In October 2017, we were delighted to welcome Jan Müller to lead the NFSA as CEO. Jan moved to Australia from the world-renowned Netherlands Institute for Sound and Vision because he saw the opportunities for the NFSA as digital technology changes the nature of our work and magnifies its impact. Jan, with his international reputation in audiovisual heritage, has set about creating the NFSA’s new vision, which will ensure that we continue to grow as Australia’s national audiovisual archive and are ready to seize the opportunities and face the challenges that technology brings.
The NFSA is committed to digitising our collection, for preservation and accessibility, through our new Digitisation Strategy 2018–2025. This sets out the case for digitisation, the materials at risk and how we will take a leadership role in the digitisation of Australia’s audiovisual heritage – before a great deal of it is lost forever.
Three years of collaboration and conscientious work came to fruition with the launch of the ‘Starstruck: Australian Movie Portraits’ exhibition in November 2017, which was delivered in partnership with the National Portrait Gallery (NPG). I would like to thank all those who made the exhibition such a success, especially the curatorial staff from the NFSA and NPG, the members of the NPG Board, including Chair, Dr Helen Nugent AO, and Angus Trumble, NPG Director.
This year, we developed our Reconciliation Action Plan (RAP), which underpins our commitment to build positive relationships between Aboriginal and Torres Strait Islander peoples and the wider Australian community. Working with Reconciliation Australia, we undertake to deliver on the actions in the plan and ensure that meaningful relationships and partnerships are built with Aboriginal and Torres Strait Islander communities, audiovisual practitioners, creators and artists across Australia. I would like to thank the Indigenous Connections team and the RAP Working Group for making our RAP a reality.
We work to be a leader among the digital cultural collecting institutions with the annual Digital Directions symposium, delivered in partnership with the National Archives of Australia and the National Library of Australia. In 2017, its third year, the symposium’s theme was ‘users of digital collections’, looking at how collecting institutions could improve the accessibility of their collections.

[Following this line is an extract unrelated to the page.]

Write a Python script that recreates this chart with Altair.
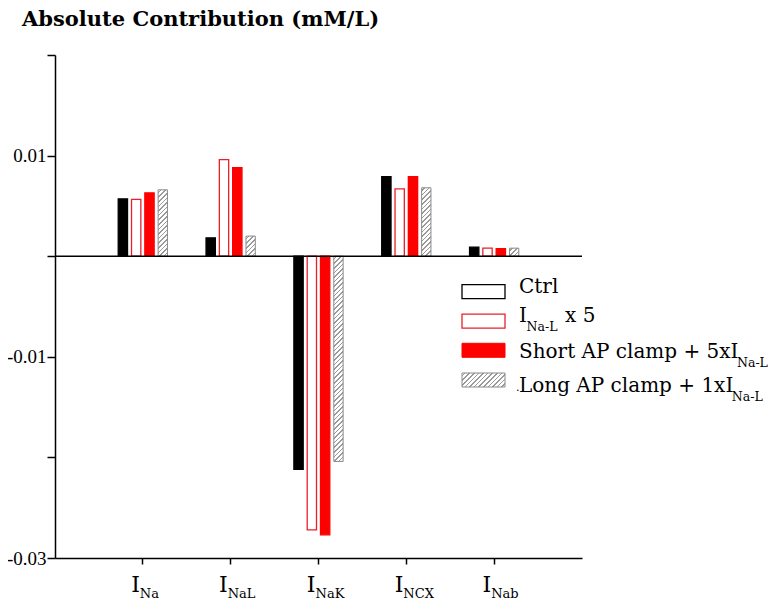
import altair as alt
import pandas as pd

# ---------------- data ----------------
categories = ["INa", "INaL", "INaK", "INCX", "INab"]
cat_sub = ["Na", "NaL", "NaK", "NCX", "Nab"]
series = ["Ctrl", "INaL x 5", "Short AP clamp + 5xINaL", "Long AP clamp + 1xINaL"]
ctrl = [0.0057, 0.00183, -0.0212, 0.0079, 0.0009]
inal5 = [0.00564, 0.0096, -0.0272, 0.0067, 0.0008]
short_ap = [0.0063, 0.0088, -0.0277, 0.0079, 0.00075]
long_ap = [0.0066, 0.0020, -0.0204, 0.0068, 0.0008]

y_ticks = [0.02, 0.01, 0, -0.01, -0.02, -0.03]
y_labels = {0.01: "0.01", -0.01: "-0.01", -0.03: "-0.03"}

legend_main = ["Ctrl", "I", "Short AP clamp + 5xI", "Long AP clamp + 1xI"]
legend_sub = ["", "Na-L", "Na-L", "Na-L"]
legend_tail = ["", "x 5", "", ""]
legend_lead = ["", "", "", "."]
title_text = "Absolute Contribution (mM/L)"

# ---------------- layout / style ----------------
W, H = 527, 503
YMIN, YMAX = -0.03, 0.02
FONT = "DejaVu Serif"
RED = "#ff0000"
RED_LINE = "#e8202a"
HATCH_STROKE = "#8a8a8a"

X_PI = 0.394
X_PO = (1 + X_PI) / 2
XO_PI, XO_PO = 0.3, 0.15


def hatch_fill(w, h, period=4.6, thick=1.15, color="#9a9a9a", bg="#ffffff"):
    total = w + h
    k = total / (w * w + h * h)
    lw = thick * 1.414
    stops = [alt.GradientStop(offset=0, color=bg)]
    pos = period / 2
    while pos < total:
        s = pos / total
        e = min((pos + lw) / total, 1.0)
        stops += [
            alt.GradientStop(offset=s, color=bg),
            alt.GradientStop(offset=s, color=color),
            alt.GradientStop(offset=e, color=color),
            alt.GradientStop(offset=e, color=bg),
        ]
        pos += period
    stops.append(alt.GradientStop(offset=1, color=bg))
    return alt.LinearGradient(gradient="linear", stops=stops, x1=0, y1=0, x2=k * w, y2=k * h)


label_expr = " : ".join(
    f"abs(datum.value - ({v})) < 1e-9 ? '{t}'" for v, t in y_labels.items()
) + " : ''"

xscale = alt.Scale(domain=categories, paddingInner=X_PI, paddingOuter=X_PO)
xoff_scale = alt.Scale(domain=series, paddingInner=XO_PI, paddingOuter=XO_PO)
yscale = alt.Scale(domain=[YMIN, YMAX], nice=False, zero=False)

xaxis = alt.Axis(labels=False, title=None, tickSize=6, tickWidth=1.5, domainWidth=1.5,
                 domainColor="black", tickColor="black", bandPosition=0.5, grid=False)
yaxis = alt.Axis(values=y_ticks, labelExpr=label_expr, title=None, tickSize=8, tickWidth=1.5,
                 domainWidth=1.5, domainColor="black", tickColor="black", grid=False,
                 labelFont="Liberation Serif", labelFontSize=19, labelColor="black", labelPadding=1)

X = alt.X("cat:N", scale=xscale, axis=xaxis)
XO = alt.XOffset("series:N", scale=xoff_scale)
Y = alt.Y("value:Q", scale=yscale, axis=yaxis, stack=None)
Y2 = alt.Y2(datum=0)

rows = []
for s, vals in zip(series[:3], [ctrl, inal5, short_ap]):
    for c, v in zip(categories, vals):
        rows.append({"cat": c, "series": s, "value": v})
df = pd.DataFrame(rows)

bars = alt.Chart(df).mark_bar(strokeWidth=1.3).encode(
    x=X, xOffset=XO, y=Y, y2=Y2,
    fill=alt.Fill("series:N", scale=alt.Scale(domain=series[:3], range=["#000000", "#ffffff", RED]), legend=None),
    stroke=alt.Stroke("series:N", scale=alt.Scale(domain=series[:3], range=["#000000", RED_LINE, RED]), legend=None),
)

layers = [bars]

x_step = W / (5 - X_PI + 2 * X_PO)
band = x_step * (1 - X_PI)
step = band / (4 - XO_PI + 2 * XO_PO)
bw = step * (1 - XO_PI)
for c, v in zip(categories, long_ap):
    hpx = abs(v) * H / (YMAX - YMIN)
    d = pd.DataFrame({"cat": [c], "series": [series[3]], "value": [v]})
    layers.append(
        alt.Chart(d).mark_bar(fill=hatch_fill(bw, hpx), stroke=HATCH_STROKE, strokeWidth=1).encode(
            x=X, xOffset=XO, y=Y, y2=Y2
        )
    )

zero = alt.Chart(pd.DataFrame({"value": [0]})).mark_rule(color="black", strokeWidth=1.5).encode(y=Y)
layers.append(zero)

# x-axis labels with subscripts
df_lab = pd.DataFrame({"cat": categories, "sub": cat_sub})
layers.append(
    alt.Chart(df_lab).mark_text(text="I", align="right", baseline="alphabetic", dx=-3,
                                font=FONT, fontSize=22, color="black").encode(x=X, y=alt.value(H + 34))
)
layers.append(
    alt.Chart(df_lab).mark_text(align="left", baseline="alphabetic", dx=-3,
                                font=FONT, fontSize=13, color="black").encode(
        x=X, y=alt.value(H + 40), text=alt.Text("sub:N"))
)

# legend
one = pd.DataFrame({"k": [0]})
LEG_FS, LEG_SUB_FS = 20, 12.5
box_x0, box_x1 = 407, 450
text_x = 464
box_cy = [236.7, 266.2, 295.3, 325.0]
text_base = [237.7, 267.0, 303.0, 336.5]
main_w = [0, 7.6, 218.0, 212.8]
box_styles = [
    dict(fill="#ffffff", stroke="#000000", strokeWidth=1.3),
    dict(fill="#ffffff", stroke=RED_LINE, strokeWidth=1.3),
    dict(fill=RED, stroke=RED, strokeWidth=1),
    dict(fill=hatch_fill(box_x1 - box_x0, 14), stroke=HATCH_STROKE, strokeWidth=1),
]
for i in range(4):
    cy = box_cy[i]
    tb = text_base[i]
    layers.append(
        alt.Chart(one).mark_rect(**box_styles[i]).encode(
            x=alt.value(box_x0), x2=alt.value(box_x1), y=alt.value(cy - 7), y2=alt.value(cy + 7))
    )
    layers.append(
        alt.Chart(one).mark_text(text=legend_main[i], align="left", baseline="alphabetic",
                                 font=FONT, fontSize=LEG_FS, color="black").encode(
            x=alt.value(text_x), y=alt.value(tb))
    )
    if legend_lead[i]:
        layers.append(
            alt.Chart(one).mark_text(text=legend_lead[i], align="left", baseline="alphabetic",
                                     font=FONT, fontSize=11, color="black").encode(
                x=alt.value(text_x - 3), y=alt.value(tb - 1))
        )
    if legend_sub[i]:
        layers.append(
            alt.Chart(one).mark_text(text=legend_sub[i], align="left", baseline="alphabetic",
                                     font=FONT, fontSize=LEG_SUB_FS, color="black").encode(
                x=alt.value(text_x + main_w[i]), y=alt.value(tb + 9))
        )
    if legend_tail[i]:
        layers.append(
            alt.Chart(one).mark_text(text=legend_tail[i], align="left", baseline="alphabetic",
                                     font=FONT, fontSize=LEG_FS, color="black").encode(
                x=alt.value(text_x + 46), y=alt.value(tb))
        )

# title
layers.append(
    alt.Chart(one).mark_text(text=title_text, align="left", baseline="alphabetic", font=FONT,
                             fontSize=21, fontWeight="bold", color="black").encode(
        x=alt.value(-33), y=alt.value(-29))
)

chart = alt.layer(*layers).properties(
    width=W, height=H,
    padding={"left": 47, "top": 47, "right": 187, "bottom": 45},
    autosize=alt.AutoSizeParams(type="none"),
).configure_view(stroke=None)

chart.save("out.html", embed_options={"renderer": "svg", "actions": False})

Our NFSA Restores program continued this year, with the restoration of My Brilliant Career (1979), Lousy Little Sixpence (1983), Mabo: Life of an Island Man (1997) and three 1920s Snowy Baker titles. NFSA Restores is a wonderful example of the vital work that we do to save Australia’s audiovisual heritage so that it can be enjoyed by generations to come.
We could not have come as far without the exceptional contribution of our NFSA ambassadors, including our NFSA Restores and Film Ambassador, Margaret Pomeranz AM; Sound Ambassador, Shaun James; TV Ambassador, Glen Kinging; and Lost Films Ambassador, Anthony Buckley AM. We can only continue to expand our impact and reach because of their standing, expertise and generous support.
During the year, we secured $3.88 million over the next three years from the Modernisation Fund to restore the sandstone on the historic Acton building which is our headquarters. We needed the funds both for the restoration work and to replace some critical building infrastructure. I thank the staff of the Department of Communications and the Arts and the Minister for Communications and the Arts, Senator the Hon Mitch Fifield, for their constant support.
We welcomed the appointment of Jude Donnelly to the Board in December 2017, joining my other Board colleagues, whose contributions have been significant and enthusiastic. I also acknowledge the members of the NFSA Indigenous Connections Committee and the NFSA Audit Committee, chaired by Carol Lilley, who provide their time and expertise to support us.
Finally, I would like to thank our NFSA staff for their expertise and their passion for what we do. Change is a constant, and our staff are embracing it as our collection grows, as technology broadens our perspective and as we think differently about our role and the possibilities ahead.